Philippine’s military investigators have recovered the black box of the plane that crashed on Sunday killing 52 people, officials said on Tuesday.
Troops cordoned off a 1-kilometre radius around the wreckage in the town of Patikul on Jolo Island, 1,000 kilometres south of Manila, said Cirilito Sobejana, the armed forces chief of staff.
“The area is restricted so that the pieces of evidence they gather are uncontaminated.
“It’s hard to speculate what really happened. It’s good that the black box has been recovered and we can hear the last conversations of the pilots and crew,” he said.
Sobejana said witnesses were giving different accounts of the accident and investigators were looking into all of them.
“According to some of the survivors, the plane bounced three times on touchdown, and on the third bounce, it zigzagged as it tried to pull up again.
“But it failed to regain power and one of the wings got caught in a tree and the plane banked right and crashed,” he said.
Witnesses on the ground said part of the landing gear did not come out, while others said the plane’s approach was too fast.
The C-130 was carrying 96 military personnel when it crashed and burst into flames, killing 49 soldiers on board and three civilians on the ground.
Forty-seven troops and four civilians were injured, some of whom were in critical condition, Sobejana said.
Most passengers were fresh military graduates being deployed to Jolo to help fight the Abu Sayyaf terrorist group, which has been blamed for some of the country’s worst bombings and high-profile kidnappings.
Residents of the village where the plane crashed were among the first to respond to the accident, and pulled soldiers out of the burning wreckage.
“We are very thankful to the locals.
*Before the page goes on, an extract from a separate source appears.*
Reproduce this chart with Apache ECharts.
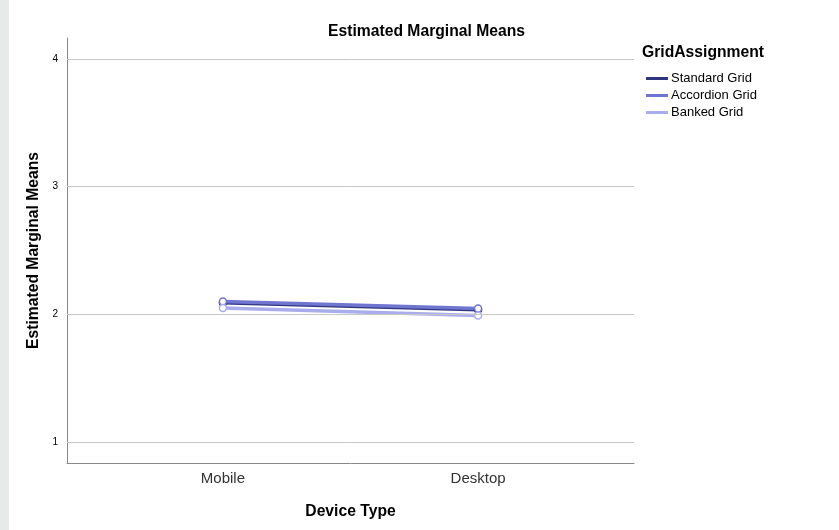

They took the risk of going into the crash site to help. If they did not pull out the survivors, they would have also burnt,” Sobejana said.
In one of the videos showing the rescue, one resident was heard shouting at the soldiers, “Hold on sir, we will be right back!”
The plane was one of only four C-130 aircraft in the air force that was operational; it has now been grounded, while two others are under maintenance.
The crash was the third involving a C-130 plane in the country since the 1990s, when the Philippine military began to use the aircraft for troop deployment, logistics runs and humanitarian and disaster relief operations.
In 1993, 30 people died when a C-130 plane crashed in the eastern province of Camarines Sur while transporting relief goods for typhoon victims.
In 2008, 11 people died when another C-130 went down minutes after it took off from an airport in the southern city of Davao City.